Photo by Nancy Adler

Former three-term New York governor Mario Cuomo made an impassioned case for Congress to take back the power to declare war in an appearance on Nov. 20 at the Time Warner Center in Manhattan.

At “A Conversation with Mario Cuomo,” a 90-minute discussion moderated by Thane Rosenbaum, director of the Forum on Law, Culture and Society at Fordham Law, Cuomo addressed a range of topics from his past—from the 1984 Democratic National convention to the U.S. Supreme Court nomination from President Bill Clinton that he turned down.

But it was current events like the wars in Iraq and Afghanistan, the impending trial of alleged September 11 mastermind Khalid Sheikh Mohammed and the conundrum of a potentially nuclear Iran that riveted the packed auditorium.

“It’s common to say ‘The war in Afghanistan.’ There is no war in Afghanistan. There is no war. War has never been declared. This country doesn’t even know how you declare a war,” he said. “If you go to this country and ask, ‘Does the president declare war?’ I would guess 70 or 80 percent would say yes, but it’s not.”

Cuomo went on to chastise those who say that since war has not been formerly declared by Congress since World War II, that section of the Constitution is no longer relevant.

“Are you suggesting that you can amend the Constitution through constant violation of it? That if you violate it enough, then it no longer counts?” he asked.

“We are now with a president who’s talking about war as though it’s been declared, and it wasn’t, saying, ‘Well, now I have to make a decision. Do I go there or don’t I?’ It allows for some wonderful political possibility.”

If he had President Obama’s ear, Cuomo said, he would make a decision about troop levels, but ultimately give the formal decision to Congress and make them speak on the issue. That, he noted was how the country’s first commander in chief would have preferred it.

“What George Washington said was, ‘Look, I’m a commander in chief.’ The president should be a commander in chief, after you declare a war. Then the president will be in charge and will work with the military. But he shouldn’t be the one who does it because he’s only one person, and he doesn’t speak as much for the whole nation as much as the Congress speaks for the whole nation,” he said.

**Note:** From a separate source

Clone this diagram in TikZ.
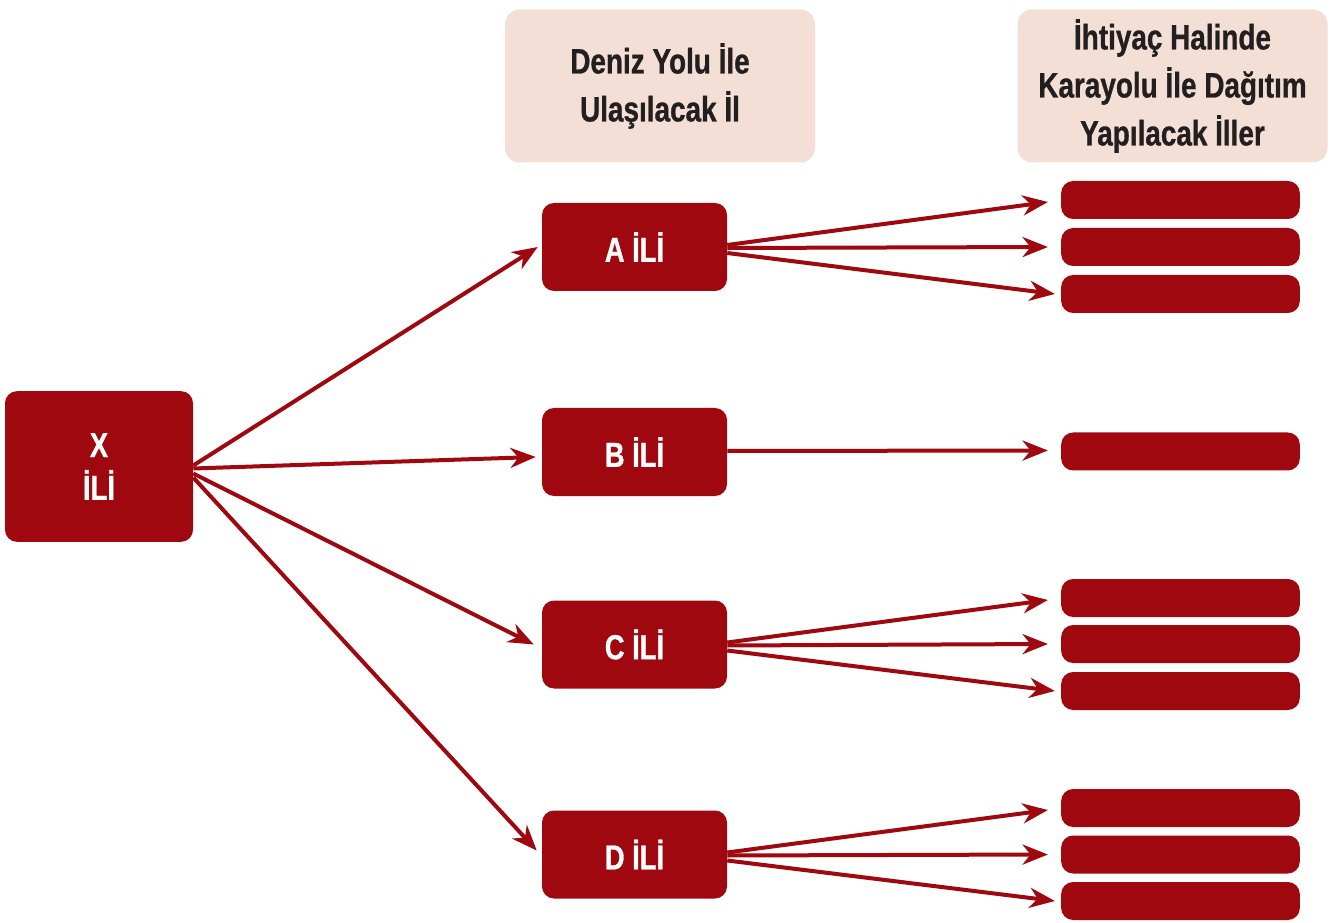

“That’s a lack of law. That’s an ignoring of law. That’s an abuse of law. It’s given us Vietnam. It’s given us Iraq. It’s given us Afghanistan. Now it’s giving us Pakistan.”

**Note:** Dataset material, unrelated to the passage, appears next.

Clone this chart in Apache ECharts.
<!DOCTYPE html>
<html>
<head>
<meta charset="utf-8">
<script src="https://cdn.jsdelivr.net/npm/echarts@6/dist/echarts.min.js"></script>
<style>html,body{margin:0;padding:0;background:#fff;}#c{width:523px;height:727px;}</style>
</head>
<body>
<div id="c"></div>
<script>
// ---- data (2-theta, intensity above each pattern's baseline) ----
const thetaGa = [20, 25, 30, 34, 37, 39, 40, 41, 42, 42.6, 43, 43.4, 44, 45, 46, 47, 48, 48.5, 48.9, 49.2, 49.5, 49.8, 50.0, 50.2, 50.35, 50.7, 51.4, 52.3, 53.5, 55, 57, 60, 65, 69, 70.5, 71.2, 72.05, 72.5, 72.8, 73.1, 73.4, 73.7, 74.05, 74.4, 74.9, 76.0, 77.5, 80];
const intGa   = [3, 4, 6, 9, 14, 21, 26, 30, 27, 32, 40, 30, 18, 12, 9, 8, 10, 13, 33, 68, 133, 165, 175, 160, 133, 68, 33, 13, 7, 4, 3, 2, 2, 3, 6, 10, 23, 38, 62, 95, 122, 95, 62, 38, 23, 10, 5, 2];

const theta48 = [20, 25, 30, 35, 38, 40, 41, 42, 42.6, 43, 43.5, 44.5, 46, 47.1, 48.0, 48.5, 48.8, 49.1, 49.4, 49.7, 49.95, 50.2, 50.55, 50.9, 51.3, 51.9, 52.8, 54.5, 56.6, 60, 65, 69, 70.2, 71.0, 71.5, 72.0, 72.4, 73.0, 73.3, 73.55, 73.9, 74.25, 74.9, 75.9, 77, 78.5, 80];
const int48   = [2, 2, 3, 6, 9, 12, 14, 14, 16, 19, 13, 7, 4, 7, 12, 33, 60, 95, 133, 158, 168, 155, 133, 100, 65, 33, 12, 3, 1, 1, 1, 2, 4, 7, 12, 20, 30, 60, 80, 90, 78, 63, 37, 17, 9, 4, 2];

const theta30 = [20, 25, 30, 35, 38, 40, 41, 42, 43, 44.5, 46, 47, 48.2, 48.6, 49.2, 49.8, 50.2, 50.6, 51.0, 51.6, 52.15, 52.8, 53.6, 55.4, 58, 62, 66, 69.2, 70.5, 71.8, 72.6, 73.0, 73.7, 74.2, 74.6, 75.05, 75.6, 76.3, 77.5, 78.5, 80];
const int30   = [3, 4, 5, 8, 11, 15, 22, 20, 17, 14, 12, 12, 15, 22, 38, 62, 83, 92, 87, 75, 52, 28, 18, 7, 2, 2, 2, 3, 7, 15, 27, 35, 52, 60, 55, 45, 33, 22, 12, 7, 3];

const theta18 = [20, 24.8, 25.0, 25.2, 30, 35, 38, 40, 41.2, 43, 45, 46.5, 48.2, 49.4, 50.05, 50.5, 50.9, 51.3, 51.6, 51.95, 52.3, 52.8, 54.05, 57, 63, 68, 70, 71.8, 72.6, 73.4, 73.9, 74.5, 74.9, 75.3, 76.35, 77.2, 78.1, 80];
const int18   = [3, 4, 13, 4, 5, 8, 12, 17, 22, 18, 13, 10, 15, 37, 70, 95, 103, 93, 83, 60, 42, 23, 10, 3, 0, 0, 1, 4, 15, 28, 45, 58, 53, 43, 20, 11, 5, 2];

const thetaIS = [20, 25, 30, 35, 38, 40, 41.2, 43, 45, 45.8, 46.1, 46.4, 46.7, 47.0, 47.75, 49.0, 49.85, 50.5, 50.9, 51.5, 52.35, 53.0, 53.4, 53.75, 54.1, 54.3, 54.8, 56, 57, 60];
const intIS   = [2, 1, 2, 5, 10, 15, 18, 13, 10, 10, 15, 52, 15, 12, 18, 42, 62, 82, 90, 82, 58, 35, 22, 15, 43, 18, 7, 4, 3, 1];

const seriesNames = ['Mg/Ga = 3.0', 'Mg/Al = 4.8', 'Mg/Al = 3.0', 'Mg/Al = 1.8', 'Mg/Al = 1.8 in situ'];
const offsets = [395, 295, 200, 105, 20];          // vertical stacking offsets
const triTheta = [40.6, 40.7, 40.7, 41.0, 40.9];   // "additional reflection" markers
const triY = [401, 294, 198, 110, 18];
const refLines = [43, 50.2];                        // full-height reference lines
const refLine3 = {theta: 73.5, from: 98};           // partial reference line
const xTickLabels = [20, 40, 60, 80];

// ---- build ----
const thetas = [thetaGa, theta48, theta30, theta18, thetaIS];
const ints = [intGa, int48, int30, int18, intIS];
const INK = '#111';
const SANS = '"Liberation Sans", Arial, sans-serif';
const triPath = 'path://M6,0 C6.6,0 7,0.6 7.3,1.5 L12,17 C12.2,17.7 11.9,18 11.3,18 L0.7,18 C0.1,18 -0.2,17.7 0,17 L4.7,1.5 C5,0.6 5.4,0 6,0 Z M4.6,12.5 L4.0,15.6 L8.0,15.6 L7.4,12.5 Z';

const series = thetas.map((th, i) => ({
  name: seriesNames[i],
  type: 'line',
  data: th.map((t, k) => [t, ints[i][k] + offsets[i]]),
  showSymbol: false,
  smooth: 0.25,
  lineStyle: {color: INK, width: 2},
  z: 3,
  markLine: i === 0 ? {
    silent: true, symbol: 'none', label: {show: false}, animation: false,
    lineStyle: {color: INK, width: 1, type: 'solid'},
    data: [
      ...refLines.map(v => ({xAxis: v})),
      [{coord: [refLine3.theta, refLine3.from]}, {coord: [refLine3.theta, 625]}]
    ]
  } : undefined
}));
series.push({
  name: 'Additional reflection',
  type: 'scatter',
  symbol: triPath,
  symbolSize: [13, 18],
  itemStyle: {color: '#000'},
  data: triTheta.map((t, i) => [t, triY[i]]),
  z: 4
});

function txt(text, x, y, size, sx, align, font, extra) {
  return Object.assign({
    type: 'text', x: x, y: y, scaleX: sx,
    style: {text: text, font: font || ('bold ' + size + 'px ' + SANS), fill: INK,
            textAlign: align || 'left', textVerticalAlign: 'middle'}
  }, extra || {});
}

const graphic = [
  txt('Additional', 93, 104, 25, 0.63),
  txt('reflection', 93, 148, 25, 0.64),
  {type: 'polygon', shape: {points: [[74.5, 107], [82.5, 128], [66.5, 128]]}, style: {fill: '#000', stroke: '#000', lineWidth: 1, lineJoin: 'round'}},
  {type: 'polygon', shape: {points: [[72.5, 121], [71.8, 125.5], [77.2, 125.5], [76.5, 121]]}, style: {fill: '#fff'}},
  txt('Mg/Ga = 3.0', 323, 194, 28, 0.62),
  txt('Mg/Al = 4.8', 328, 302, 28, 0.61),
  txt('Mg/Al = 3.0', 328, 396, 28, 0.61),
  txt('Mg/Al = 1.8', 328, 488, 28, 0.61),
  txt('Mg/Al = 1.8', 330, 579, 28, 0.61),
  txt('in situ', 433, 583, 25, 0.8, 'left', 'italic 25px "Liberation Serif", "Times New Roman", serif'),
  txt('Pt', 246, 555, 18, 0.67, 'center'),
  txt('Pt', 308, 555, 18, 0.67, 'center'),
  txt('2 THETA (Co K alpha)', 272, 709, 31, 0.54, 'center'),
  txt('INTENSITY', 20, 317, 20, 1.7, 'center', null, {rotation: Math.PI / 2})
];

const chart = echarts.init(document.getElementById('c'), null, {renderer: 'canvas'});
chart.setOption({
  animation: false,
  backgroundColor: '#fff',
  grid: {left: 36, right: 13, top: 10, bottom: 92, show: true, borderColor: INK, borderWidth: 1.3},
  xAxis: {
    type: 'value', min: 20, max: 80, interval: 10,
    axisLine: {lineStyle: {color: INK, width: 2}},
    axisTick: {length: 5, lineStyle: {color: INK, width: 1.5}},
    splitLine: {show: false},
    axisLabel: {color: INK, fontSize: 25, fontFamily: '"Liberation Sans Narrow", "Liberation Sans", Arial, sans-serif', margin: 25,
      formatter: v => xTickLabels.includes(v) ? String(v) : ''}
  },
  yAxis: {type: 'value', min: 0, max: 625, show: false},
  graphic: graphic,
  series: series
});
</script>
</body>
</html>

As for his refusal to accept a nomination to Supreme Court, Cuomo harkened back to his childhood, noting that right after his parents immigrated to the United States from Italy, his older brother died from the flu.

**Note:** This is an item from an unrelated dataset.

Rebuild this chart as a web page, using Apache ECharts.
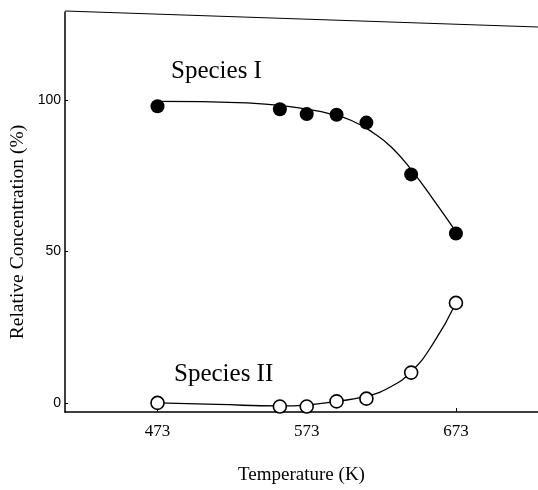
<!DOCTYPE html>
<html>
<head>
<meta charset="utf-8">
<script src="https://cdn.jsdelivr.net/npm/echarts@6/dist/echarts.min.js"></script>
<style>
  html, body { margin: 0; padding: 0; background: #fff; }
  #chart { width: 538px; height: 490px; }
</style>
</head>
<body>
<div id="chart"></div>
<script>
const temps = [473, 555, 573, 593, 613, 643, 673];
const speciesI = [97.9, 96.9, 95.3, 95.1, 92.5, 75.4, 55.9];
const speciesII = [0, -1.2, -1.2, 0.5, 1.4, 10, 33];

// hand-drawn fit curves
const curveTempI = [473, 503, 533, 555, 573, 588, 603, 618, 630, 643, 658, 673];
const curveI = [99.5, 99.4, 99.0, 98.2, 96.9, 95.5, 93.2, 89.0, 84.3, 77.0, 67.0, 56.5];
const curveTempII = [473, 513, 555, 573, 593, 613, 628, 643, 658, 673];
const curveII = [0, -0.5, -1.0, -0.7, 0.5, 2.2, 5.0, 10.3, 19.8, 33];

const xTicks = [473, 573, 673];
const yTicks = [0, 50, 100];

const serif = "Liberation Serif";
const pair = (xs, ys) => xs.map((x, i) => [x, ys[i]]);

const chart = echarts.init(document.getElementById("chart"));

chart.setOption({
  backgroundColor: "#fff",
  animation: false,
  grid: { left: 65, right: 0, top: 12, bottom: 76 },
  xAxis: {
    type: "value",
    min: 411,
    max: 728,
    name: "Temperature (K)",
    nameLocation: "middle",
    nameGap: 54,
    nameTextStyle: { fontFamily: serif, fontSize: 19, color: "#000" },
    axisLine: { onZero: false, lineStyle: { color: "#000", width: 1.5 } },
    axisTick: { show: true, inside: true, length: 4, customValues: xTicks, lineStyle: { color: "#000" } },
    axisLabel: { customValues: xTicks, margin: 11, fontFamily: serif, fontSize: 17, color: "#000" },
    splitLine: { show: false }
  },
  yAxis: {
    type: "value",
    min: -3,
    max: 129,
    axisLine: { show: true, onZero: false, lineStyle: { color: "#000", width: 1.5 } },
    axisTick: { show: true, inside: true, length: 3, customValues: yTicks, lineStyle: { color: "#000" } },
    axisLabel: { customValues: yTicks, margin: 4, fontFamily: "Liberation Sans", fontSize: 14, color: "#000" },
    splitLine: { show: false }
  },
  graphic: [
    // top frame line (slightly tilted in the scan)
    { type: "line", shape: { x1: 65, y1: 11, x2: 538, y2: 27 }, style: { stroke: "#000", lineWidth: 1.2 } },
    { type: "text", x: 171, y: 71, style: { text: "Species I", font: "25px 'Liberation Serif'", fill: "#000", verticalAlign: "middle" } },
    { type: "text", x: 174, y: 374, style: { text: "Species II", font: "25px 'Liberation Serif'", fill: "#000", verticalAlign: "middle" } },
    {
      type: "text", x: 18, y: 232, rotation: Math.PI / 2,
      style: { text: "Relative Concentration (%)", font: "19.5px 'Liberation Serif'", fill: "#000", align: "center", verticalAlign: "middle" }
    }
  ],
  series: [
    {
      type: "line",
      data: pair(curveTempI, curveI),
      smooth: 0.5,
      showSymbol: false,
      lineStyle: { color: "#000", width: 1.3 },
      z: 2
    },
    {
      type: "line",
      data: pair(curveTempII, curveII),
      smooth: 0.5,
      showSymbol: false,
      lineStyle: { color: "#000", width: 1.3 },
      z: 2
    },
    {
      type: "scatter",
      data: pair(temps, speciesI),
      symbol: "circle",
      symbolSize: 14,
      itemStyle: { color: "#000", opacity: 1 },
      z: 3
    },
    {
      type: "scatter",
      data: pair(temps, speciesII),
      symbol: "circle",
      symbolSize: 13,
      itemStyle: { color: "#fff", borderColor: "#000", borderWidth: 1.6, opacity: 1 },
      z: 3
    }
  ]
});
</script>
</body>
</html>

He said he never forgot how the lack of government failed his family then, and it helped inspire him to combat problems like AIDS, homelessness and the crack epidemic that raged during his years in office.

“You do it and you work on it for 12 years, and it’s all about people and it’s all about education and it’s all about the fundamentals, and you learn a lot of things along the way. You make a lot of mistakes and you learn about that, and you’re charged up, especially because of where I came from,” he said. “When you think about it, 80 years ago or so, my parents lost a son because there was no government. Now 80 years later, we have government, we have the ability to avoid those things.”

He said that when he was trying to explain to the president his rationale for declining the post, he fell back on a favorite parable:

An Arab in the desert looks down and he sees a sparrow lying on the ground with its claws distended, and he says, ‘What are you doing down there?’ The sparrow says, “They say the skies may fall, and I want to help hold them up.’ And the Arab says, ‘Why, you stupid little sparrow.’ And the sparrow says ‘One does what one can.’

“That’s a wonderful story, because that’s all any of us can do,” Cuomo said. “Really, it would have been very easy to be a Supreme Court justice. You never have to do a cocktail party. You never have to raise money. You never have to worry about your work product.

“You listen to these very intelligent people. You read these very intelligent arguments. You do your best. You write an opinion. You put it out there to be read by anyone who wants to read, and if they don’t like it, so what? It would be a very simple job, but it’s not for me.”